摔到胳膊上的伤口,景昕脑袋有那么一刻短暂清醒,满目的白看的她头晕的厉害。
倏然,对上一双陌生的眸子时。绵软无力的身子瞬间僵住。不过,也只是眨眼功夫,她痛苦的皱着脸躺回床上。
陆华宇扯掉脖子上的领带,踢掉鞋子,压在景昕身上,长指从她脸上划过。
“女人。这是你自己送上门来的。”
手攥住她领口处,刚欲用力,手机响起,迟疑下掏出,扫了眼名字,挂断。电话接二连三响起,陆华宇面露不耐,欲关机,一条短信蹦进眼帘。

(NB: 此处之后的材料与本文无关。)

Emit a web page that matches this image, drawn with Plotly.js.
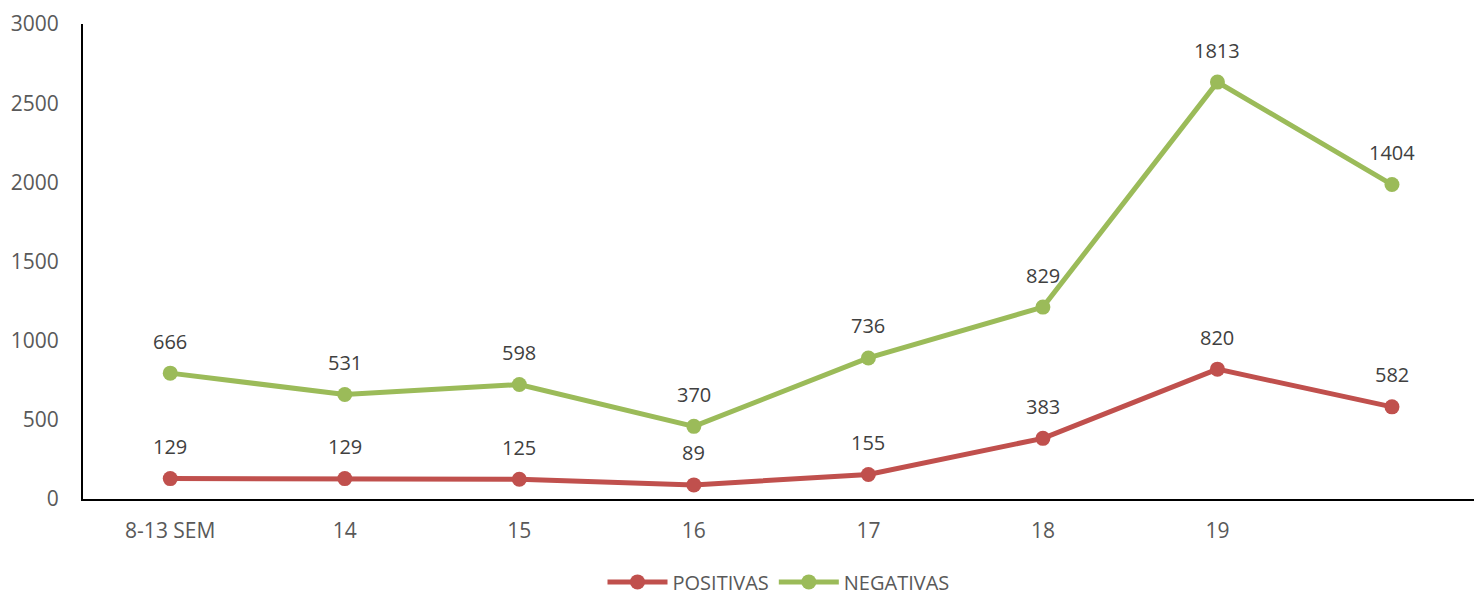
<!DOCTYPE html>
<html><head><meta charset="utf-8">
<script src="https://cdn.plot.ly/plotly-3.0.1.min.js"></script>
<style>html,body{margin:0;padding:0;background:#fff}#c{width:1474px;height:595px}</style>
</head><body><div id="c"></div>
<script>
const categories = ["8-13 SEM","14","15","16","17","18","19",""];
const positivas = [129,129,125,89,155,383,820,582];
const negativas = [666,531,598,370,736,829,1813,1404];

const xIdx = categories.map((c,i)=>i);
const tickText = categories;
// stacked line: negatives drawn on top of positives
const negStacked = negativas.map((v,i)=>v+positivas[i]);

const red = '#C0504D', green = '#9BBB59';
const traces = [
  {x:xIdx, y:positivas, name:'POSITIVAS', mode:'lines+markers', line:{color:red,width:5}, marker:{color:red,size:15}},
  {x:xIdx, y:negStacked, name:'NEGATIVAS', mode:'lines+markers', line:{color:green,width:5}, marker:{color:green,size:15}}
];
const ann = [];
const FAM = 'Open Sans, Liberation Sans, sans-serif';
const lblFont = {family:FAM, size:20, color:'#404040'};
xIdx.forEach(i=>{
  ann.push({x:i, y:positivas[i], text:String(positivas[i]), showarrow:false, yshift:32, yanchor:'middle', font:lblFont});
  ann.push({x:i, y:negStacked[i], text:String(negativas[i]), showarrow:false, yshift:32, yanchor:'middle', font:lblFont});
});
const layout = {
  width:1474, height:595,
  margin:{l:83,r:0,t:24,b:96},
  paper_bgcolor:'#fff', plot_bgcolor:'#fff',
  font:{family:FAM, size:21, color:'#595959'},
  xaxis:{type:'linear', range:[-0.5,7.47], tickvals:xIdx, ticktext:tickText, showgrid:false, zeroline:false,
         showline:true, linecolor:'#000', linewidth:2, ticks:'', ticklabelstandoff:12, fixedrange:true},
  yaxis:{range:[0,3000], dtick:500, showgrid:false, zeroline:false, showline:true, linecolor:'#000', linewidth:2,
         ticks:'', ticklabelstandoff:18, fixedrange:true},
  showlegend:true,
  legend:{orientation:'h', x:0.5, xanchor:'center', yref:'container', y:0.022, yanchor:'middle', font:{size:20,color:'#595959'}, itemwidth:60},
  annotations:ann
};
Plotly.newPlot('c', traces, layout, {staticPlot:true, displayModeBar:false});
</script></body></html>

“华宇,今晚的夜空真美,站在阁楼顶好像伸手就能触到。”
下方还附上一双长腿耷拉下水泥台的照片,陆华宇低咒声该死,深深望了眼躺在床上不舒服扭动身体的女人,穿鞋离开。
头痛欲裂,景昕用力捶打几下脑袋,随着她的动作,某处疼痛瞬间传遍全身。床上的人儿好似被施了魔法,保持一个动作良久。腾地一下起身,羽被从身上滑落,缠绵过后的痕迹展露无疑。
景昕慌忙扯过被子裹住身子,努力回响着昨天晚上发生的事情,二少把她扯进房间灌酒,然后她逃出房间,再然后她遇到一个男人,还把他误认成了陆华年。一时间难以接受被一个陌生男人侵犯的事实,景昕双手盖住脸颊,泪水从指缝滑落。
床头手机不停的响着,景昕抹了把眼泪,滑下接听。
“蒋毅说你没请假,怎么没来上班?”
“睡过了头,我马上去。”景昕闭上眼睛,轻吸了下鼻子。
“你哭了?发生了什么事?”声音带着淡淡的哭腔,电话那头宋洁侧脸看了下身边的蒋毅。
“没事,我先起床收拾下。”
景昕急忙挂断,忍着疼痛起身,身下洁白床单上的点点妖娆刺痛她的心。深深呼吸口,平静被猫爪挠疼的紧揪在一起的心。算了,事情已经发生,再懊悔难过也没用,现在的女人能把第一次留到二十五已算不易。
经历事情多了,景昕接受的能力好很多,如果放在以前,说不定现在已经哭的眼泪鼻涕一大把。
洗澡时,景昕差点把身上搓掉层皮才甘心,床上放着一套干净整齐套装,景昕默默套上,把撕毁的衣服,塞进包中,临出门时,瞥见烟灰缸中的烟蒂,景昕关门的动作放缓。
白天会所的人不多,憋着一口气跑到大厅玻璃门前,鼻间那股浓重香气消失,景昕抬头看了眼已经快升到头顶的太阳,刚欲迈开步子,想到昨天晚上的事情,她奔向不远处药店。
厚重的玻璃门中,身穿白大褂的闫素珍正热情的招呼客人,景昕停在原地。陆欧阳住院时,她无意中听护士谈论闫素珍因无故旷工多天被医院开除,再过几年她就可以退休,现在是白瞎了那么多年的工龄。做梦都不会想到一向心高气傲的闫素珍会来药店当个普通售货员,不想跟她见面起冲突,景昕准备换家。
还在回忆附近其他药店的具体位置的景昕再次接到宋洁的电话,询问她所在的地方过来接她。
“是不是公司有重要的事情?”
宋洁今天对她太过关心,她只能往这个方面去想。
“等会有个全体员工的会议,会签到。你来公司时间短,第一次碰到这样的会议不参加,会给领导留下不好的印象。”